We are frequently asked about Qualified One Way Costs Shifting (QOCS) and its effect in both principle and practice.
Recently, the Court of Appeal addressed QOCS in Wagenaar -v- Weekend Travel Ltd  EWCA Civ 1105.
This was a personal injury case involving an accident abroad and he Claimant’s case was dismissed at trial (as was the Defendant’s case against a third party). The trial judge ordered that QOCS apply in both instances, i.e. the Claimant pay the Defendant’s costs and the Defendant pay the third party’s costs. However, neither was enforced pursuant to the provisions of CPR 44.13 and 44.14. pursuant to CPR 44.13 and 44.14.
There were four issues for the Court of Appeal to determine.
1. Were the QOCS provisions in the CPR ultra vires?
– No. The court was mindful of the provisions being part of the wider ‘Jackson reforms’.
2. Was it appropriate to make the QOCS provisions retrospective?
– The Defendant’s argument that applying QOCS retrospectively was both prejudicial and unfair. The court sympathised as if trial had taken place two months earlier QOCS would not have been in place but was clear in that these were the consequences of procedural reform, and i) there had to be a cut-off date, ii) some parties would unfortunately be on the cusp of reform
3. Was the Defendant’s junior counsel’s CFA still effective in a QOCS case?

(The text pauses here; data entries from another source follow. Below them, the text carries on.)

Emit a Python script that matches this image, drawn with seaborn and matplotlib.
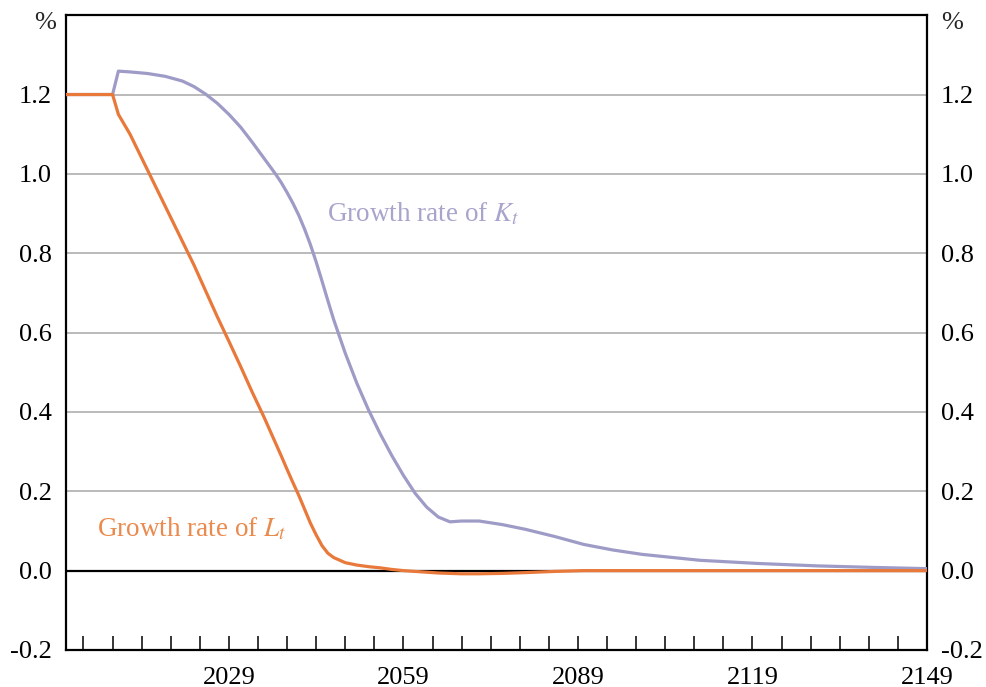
import matplotlib
matplotlib.use("Agg")
import matplotlib.pyplot as plt
import numpy as np
import pandas as pd
import seaborn as sns

# values (per cent)
years = [2001, 2009, 2010, 2012, 2015, 2018, 2021, 2023, 2025, 2027, 2029, 2031,
         2033, 2035, 2037, 2038, 2039, 2040, 2041, 2042, 2043, 2044, 2045, 2046,
         2047, 2049, 2051, 2053, 2055, 2057, 2059, 2061, 2063, 2065, 2067, 2069,
         2072, 2076, 2080, 2085, 2090, 2095, 2100, 2110, 2120, 2130, 2140, 2149]
growth_k = [1.20, 1.20, 1.259, 1.257, 1.253, 1.246, 1.234, 1.22, 1.201, 1.178, 1.15, 1.118,
            1.08, 1.04, 1.0, 0.978, 0.953, 0.926, 0.896, 0.861, 0.822, 0.778, 0.73, 0.681,
            0.633, 0.548, 0.472, 0.405, 0.345, 0.29, 0.24, 0.195, 0.16, 0.135, 0.123, 0.125,
            0.125, 0.116, 0.104, 0.086, 0.066, 0.052, 0.041, 0.026, 0.018, 0.012, 0.008, 0.005]
growth_l = [1.20, 1.20, 1.15, 1.10, 1.01, 0.92, 0.83, 0.77, 0.705, 0.64, 0.578, 0.515,
            0.45, 0.388, 0.322, 0.289, 0.255, 0.222, 0.19, 0.155, 0.12, 0.09, 0.063, 0.044,
            0.033, 0.02, 0.014, 0.01, 0.007, 0.003, 0.0, -0.002, -0.004, -0.006, -0.007, -0.008,
            -0.008, -0.007, -0.005, -0.002, 0.0, 0.0, 0.0, 0.0, 0.0, 0.0, 0.0, 0.0]

y_ticks = [-0.2, 0.0, 0.2, 0.4, 0.6, 0.8, 1.0, 1.2]
x_labelled = [2029, 2059, 2089, 2119, 2149]

k_colour = "#9e9bc7"
l_colour = "#e8793a"

sns.set_theme(style="white")
plt.rcParams["font.family"] = ["Liberation Serif", "DejaVu Serif"]
plt.rcParams["mathtext.fontset"] = "stix"
plt.rcParams["axes.unicode_minus"] = False

df = pd.DataFrame({"year": years, "K": growth_k, "L": growth_l})

fig = plt.figure(figsize=(9.87, 6.87), dpi=100)
ax = fig.add_axes([0.0669, 0.0539, 0.8723, 0.924])

# grid lines first so the series sit on top
for v in y_ticks[2:]:
    ax.axhline(v, color="#b4b4b4", lw=1.3, zorder=1)
ax.axhline(0.0, color="black", lw=1.6, zorder=1)

sns.lineplot(data=df, x="year", y="K", color=k_colour, lw=2.3, ax=ax, zorder=3)
sns.lineplot(data=df, x="year", y="L", color=l_colour, lw=2.3, ax=ax, zorder=4)

ax.set_xlim(2001, 2149)
ax.set_ylim(-0.2, 1.4)
ax.set_xlabel("")
ax.set_ylabel("")

ax.set_yticks(y_ticks)
ax.set_yticklabels([f"{v:.1f}" for v in y_ticks])
ax.tick_params(axis="y", left=False, right=False, labelleft=True, labelright=True,
               labelsize=19, pad=4, colors="black")

xt = list(range(2004, 2150, 5))
ax.set_xticks(xt)
ax.set_xticklabels([str(t) if t in x_labelled else "" for t in xt])
ax.tick_params(axis="x", direction="in", bottom=True, length=10, width=1.1,
               labelsize=19, pad=12, colors="black")

for s in ax.spines.values():
    s.set_color("black")
    s.set_linewidth(1.6)

ax.text(-0.024, 0.988, "%", transform=ax.transAxes, ha="center", va="center", fontsize=19)
ax.text(1.029, 0.988, "%", transform=ax.transAxes, ha="center", va="center", fontsize=19)

ax.text(2045.8, 0.88, r"Growth rate of $K_t$", color="#a8a5cc", fontsize=19.5,
        ha="left", va="baseline")
ax.text(2006.3, 0.086, r"Growth rate of $L_t$", color="#ea8a4e", fontsize=19.5,
        ha="left", va="baseline")

fig.savefig("out.png", dpi=100)
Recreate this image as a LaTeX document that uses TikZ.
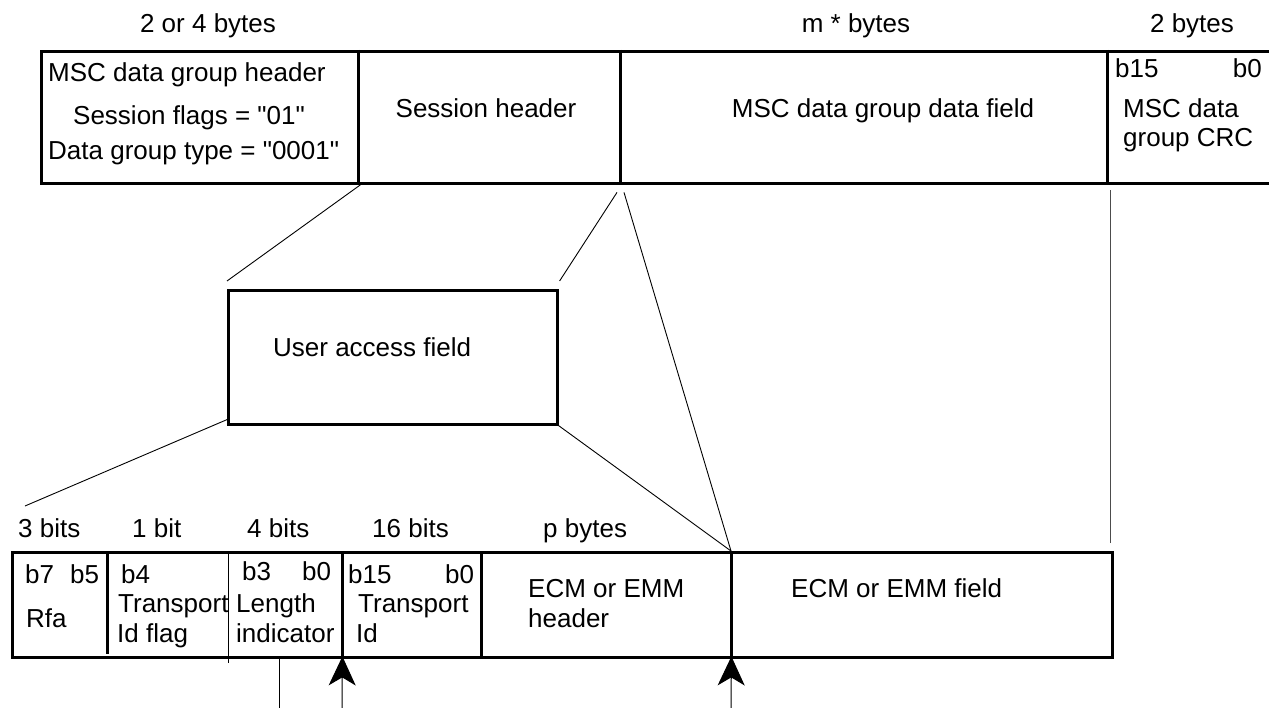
\documentclass[tikz,border=0pt]{standalone}
\usepackage{fontspec}
\setmainfont{Liberation Sans}[Ligatures=TeXOff]
\usetikzlibrary{calc,arrows.meta}
\newcommand{\myfs}{\fontsize{26}{31}\selectfont}
\begin{document}
\begin{tikzpicture}[x=1pt,y=-1pt,
  box/.style={draw, line width=2.6pt, inner sep=0pt, anchor=north west},
  cellarea/.style={inner sep=0pt, anchor=north west},
  divider/.style={line width=2.6pt},
  thindiv/.style={line width=1pt},
  conn/.style={line width=0.9pt},
  arr/.style={line width=1pt, -{Stealth[length=29pt,width=27pt,inset=8pt]}},
  lbl/.style={inner sep=0pt, anchor=base west, font=\myfs},
  rlbl/.style={inner sep=0pt, anchor=base east, font=\myfs},
  clbl/.style={inner sep=0pt, anchor=base, font=\myfs}]
\useasboundingbox[fill=white] (0,0) rectangle (1269,708);

% ---- top frame ----
\node[box, minimum width=1300pt, minimum height=132pt] (topbox) at (40,50) {};
\node[cellarea, minimum width=318pt, minimum height=132pt] (hdr) at (40,50) {};
\node[cellarea, minimum width=262pt, minimum height=132pt] (sess) at (358,50) {};
\node[cellarea, minimum width=487pt, minimum height=132pt] (dat) at (620,50) {};
\node[cellarea, minimum width=200pt, minimum height=132pt] (crc) at (1107,50) {};
\draw[divider] (hdr.north east) -- (hdr.south east);
\draw[divider] (sess.north east) -- (sess.south east);
\draw[divider] (dat.north east) -- (dat.south east);

\node[clbl] (l24) at (208,33) {2 or 4 bytes};
\node[clbl] (lm) at (856,33) {m * bytes};
\node[clbl] (l2) at (1192,33) {2 bytes};

\node[lbl] (h1) at (48,82) {MSC data group header};
\node[lbl] (h2) at (73,125) {Session flags = "01"};
\node[lbl] (h3) at (48,160) {Data group type = "0001"};
\node[clbl] (sh) at (486,118) {Session header};
\node[clbl] (df) at (883,118) {MSC data group data field};
\node[lbl] (cb15) at (1115,78) {b15};
\node[rlbl] (cb0) at (1262,78) {b0};
\node[lbl] (cr1) at (1123,118) {MSC data};
\node[lbl] (cr2) at (1123,147) {group CRC};

% ---- user access field ----
\node[box, minimum width=329pt, minimum height=134pt] (uaf) at (227,289) {};
\node[lbl] (ut) at (273,357) {User access field};

% ---- bottom frame ----
\node[box, minimum width=1100pt, minimum height=105pt] (botbox) at (11,551) {};
\node[cellarea, minimum width=96pt, minimum height=105pt] (c1) at (11,551) {};
\node[cellarea, minimum width=121pt, minimum height=105pt] (c2) at (107,551) {};
\node[cellarea, minimum width=114pt, minimum height=105pt] (c3) at (228,551) {};
\node[cellarea, minimum width=139pt, minimum height=105pt] (c4) at (342,551) {};
\node[cellarea, minimum width=250pt, minimum height=105pt] (c5) at (481,551) {};
\node[cellarea, minimum width=380pt, minimum height=105pt] (c6) at (731,551) {};
\draw[divider] (c1.north east) -- ($(c1.south east)+(0,-2)$);
\draw[thindiv] (c2.north east) -- ++(0,112);
\draw[divider] (c3.north east) -- (c3.south east);
\draw[divider] (c4.north east) -- (c4.south east);
\draw[divider] (c5.north east) -- (c5.south east);

\node[lbl] (b3b) at (18,537) {3 bits};
\node[lbl] (b1b) at (132,537) {1 bit};
\node[lbl] (b4b) at (247,537) {4 bits};
\node[lbl] (b16b) at (372,537) {16 bits};
\node[lbl] (bpb) at (543,537) {p bytes};

\node[lbl] (r7) at (25,583) {b7};
\node[lbl] (r5) at (70,583) {b5};
\node[lbl] (rfa) at (26,627) {Rfa};
\node[lbl] (t4) at (121,583) {b4};
\node[lbl] (t41) at (118,612) {Transport};
\node[lbl] (t42) at (117,642) {Id flag};
\node[lbl] (lb3) at (242,580) {b3};
\node[lbl] (lb0) at (302,580) {b0};
\node[lbl] (li1) at (236,612) {Length};
\node[lbl] (li2) at (236,642) {indicator};
\node[lbl] (tb15) at (348,583) {b15};
\node[lbl] (tb0) at (445,583) {b0};
\node[lbl] (ti1) at (358,612) {Transport};
\node[lbl] (ti2) at (356,642) {Id};
\node[lbl] (eh1) at (528,597) {ECM or EMM};
\node[lbl] (eh2) at (528,627) {header};
\node[lbl] (ef) at (791,597) {ECM or EMM field};

% ---- connectors ----
\coordinate (u1) at ($(uaf.north west)+(0,-8)$);
\draw[conn] ($(sess.south west)+(3,2)$) -- (u1);
\coordinate (s2) at ($(dat.south west)+(-3,10)$);
\coordinate (u2) at ($(uaf.north east)+(1,-8)$);
\draw[conn] (s2) -- (u2);
\coordinate (s3) at ($(dat.south west)+(4,10)$);
\draw[conn] (s3) -- (c6.north west);
\coordinate (v1) at ($(c6.north east)+(-1,-8)$);
\coordinate (v2) at ($(crc.south west)+(3,8)$);
\draw[conn, line width=1.2pt, black!70] (v1) -- (v1 |- v2);
\coordinate (f1) at (25,506);
\draw[conn] ($(uaf.south west)+(0,-6)$) -- (f1);
\draw[conn] (uaf.south east) -- (c6.north west);

% ---- lines and arrows below ----
\coordinate (lowline) at (279,712);
\draw[conn] (lowline |- c3.south) -- (lowline);
\coordinate (a1) at (342,712);
\draw[arr] (a1) -- (c3.south east);
\coordinate (a2) at (731,712);
\draw[arr] (a2) -- (c5.south east);
\end{tikzpicture}
\end{document}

– There is only one specific transitional provision in Part 44.17, which provides that the regime does not apply to proceedings where the Claimant has entered into a pre-commencement funding arrangement. As such, the pre April 2013 Counsel between the Defendant and junior Counsel did not affect the application of QOCS.

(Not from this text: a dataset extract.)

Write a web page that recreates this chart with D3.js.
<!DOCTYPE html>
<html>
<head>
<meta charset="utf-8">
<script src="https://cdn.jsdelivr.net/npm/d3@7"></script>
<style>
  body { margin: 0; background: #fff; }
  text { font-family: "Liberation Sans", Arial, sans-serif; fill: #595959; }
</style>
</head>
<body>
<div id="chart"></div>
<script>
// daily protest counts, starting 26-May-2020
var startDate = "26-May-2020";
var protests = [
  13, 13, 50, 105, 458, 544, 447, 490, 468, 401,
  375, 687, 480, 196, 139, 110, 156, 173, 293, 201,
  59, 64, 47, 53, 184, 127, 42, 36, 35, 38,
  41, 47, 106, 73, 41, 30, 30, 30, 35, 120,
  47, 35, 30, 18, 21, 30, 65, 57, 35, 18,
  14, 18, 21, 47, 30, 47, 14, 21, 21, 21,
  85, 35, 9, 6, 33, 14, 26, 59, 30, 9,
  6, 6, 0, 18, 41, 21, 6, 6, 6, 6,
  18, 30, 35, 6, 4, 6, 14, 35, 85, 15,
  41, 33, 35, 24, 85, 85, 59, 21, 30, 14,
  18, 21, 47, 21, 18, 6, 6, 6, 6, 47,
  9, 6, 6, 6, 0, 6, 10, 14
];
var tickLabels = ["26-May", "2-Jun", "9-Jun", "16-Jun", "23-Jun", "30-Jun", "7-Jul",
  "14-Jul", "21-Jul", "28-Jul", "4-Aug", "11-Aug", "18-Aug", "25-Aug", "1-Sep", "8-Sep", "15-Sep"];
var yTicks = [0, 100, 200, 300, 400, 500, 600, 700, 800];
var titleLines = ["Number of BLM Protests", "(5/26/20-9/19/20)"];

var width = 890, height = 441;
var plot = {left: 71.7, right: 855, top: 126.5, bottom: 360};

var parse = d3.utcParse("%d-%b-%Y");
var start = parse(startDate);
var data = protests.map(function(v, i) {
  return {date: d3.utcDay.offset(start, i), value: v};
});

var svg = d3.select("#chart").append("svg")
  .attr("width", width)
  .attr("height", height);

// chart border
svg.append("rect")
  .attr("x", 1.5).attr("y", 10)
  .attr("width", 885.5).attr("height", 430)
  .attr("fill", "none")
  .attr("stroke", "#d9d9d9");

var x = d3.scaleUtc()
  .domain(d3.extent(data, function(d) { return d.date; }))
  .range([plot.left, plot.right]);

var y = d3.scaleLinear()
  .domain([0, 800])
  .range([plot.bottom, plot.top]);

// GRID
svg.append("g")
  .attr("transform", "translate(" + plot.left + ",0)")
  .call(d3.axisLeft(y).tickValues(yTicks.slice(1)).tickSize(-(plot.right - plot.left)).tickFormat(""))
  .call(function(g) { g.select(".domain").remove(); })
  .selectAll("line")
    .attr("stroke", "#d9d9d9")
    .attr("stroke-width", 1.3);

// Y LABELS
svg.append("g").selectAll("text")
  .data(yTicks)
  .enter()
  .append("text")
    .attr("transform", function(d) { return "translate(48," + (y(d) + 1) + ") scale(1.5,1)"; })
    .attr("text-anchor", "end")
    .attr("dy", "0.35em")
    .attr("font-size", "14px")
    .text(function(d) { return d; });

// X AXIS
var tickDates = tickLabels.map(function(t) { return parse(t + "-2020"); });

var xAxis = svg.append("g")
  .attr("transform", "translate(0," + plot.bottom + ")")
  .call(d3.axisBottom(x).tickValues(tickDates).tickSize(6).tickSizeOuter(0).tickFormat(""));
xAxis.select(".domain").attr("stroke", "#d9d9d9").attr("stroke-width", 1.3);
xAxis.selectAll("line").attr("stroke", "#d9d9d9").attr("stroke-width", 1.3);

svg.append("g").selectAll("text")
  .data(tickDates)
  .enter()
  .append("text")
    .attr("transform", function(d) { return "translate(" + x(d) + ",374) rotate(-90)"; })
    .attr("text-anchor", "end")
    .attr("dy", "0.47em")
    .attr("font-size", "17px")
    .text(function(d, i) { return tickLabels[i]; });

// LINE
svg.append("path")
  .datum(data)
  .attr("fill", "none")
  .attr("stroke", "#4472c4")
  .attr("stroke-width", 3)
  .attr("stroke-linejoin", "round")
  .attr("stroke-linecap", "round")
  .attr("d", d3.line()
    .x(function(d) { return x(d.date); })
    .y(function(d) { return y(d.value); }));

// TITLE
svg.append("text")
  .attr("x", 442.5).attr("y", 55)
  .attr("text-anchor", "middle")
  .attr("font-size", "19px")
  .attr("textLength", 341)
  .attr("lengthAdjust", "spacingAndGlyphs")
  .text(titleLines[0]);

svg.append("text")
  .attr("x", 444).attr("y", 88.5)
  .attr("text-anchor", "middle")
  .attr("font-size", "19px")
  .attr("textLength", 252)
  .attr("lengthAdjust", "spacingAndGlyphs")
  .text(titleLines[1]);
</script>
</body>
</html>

4. Did the QOCS provisions apply to a claims by a Defendant against a third party?
– The court decided that CPR Rule 44.13 does not apply QOCS to the entire action in which any such claim for damages for personal injuries or the other claims specified in CPR Rule 44.13(1)(b) and (c) is made. QOCS did not apply between the Defendant and third party.
The decisions on issues 1 & 2 are largely uncontroversial. Issues 3 & 4 may result in Defendants reconsidering the manner in which they apply to join third parties and the timing of such applications.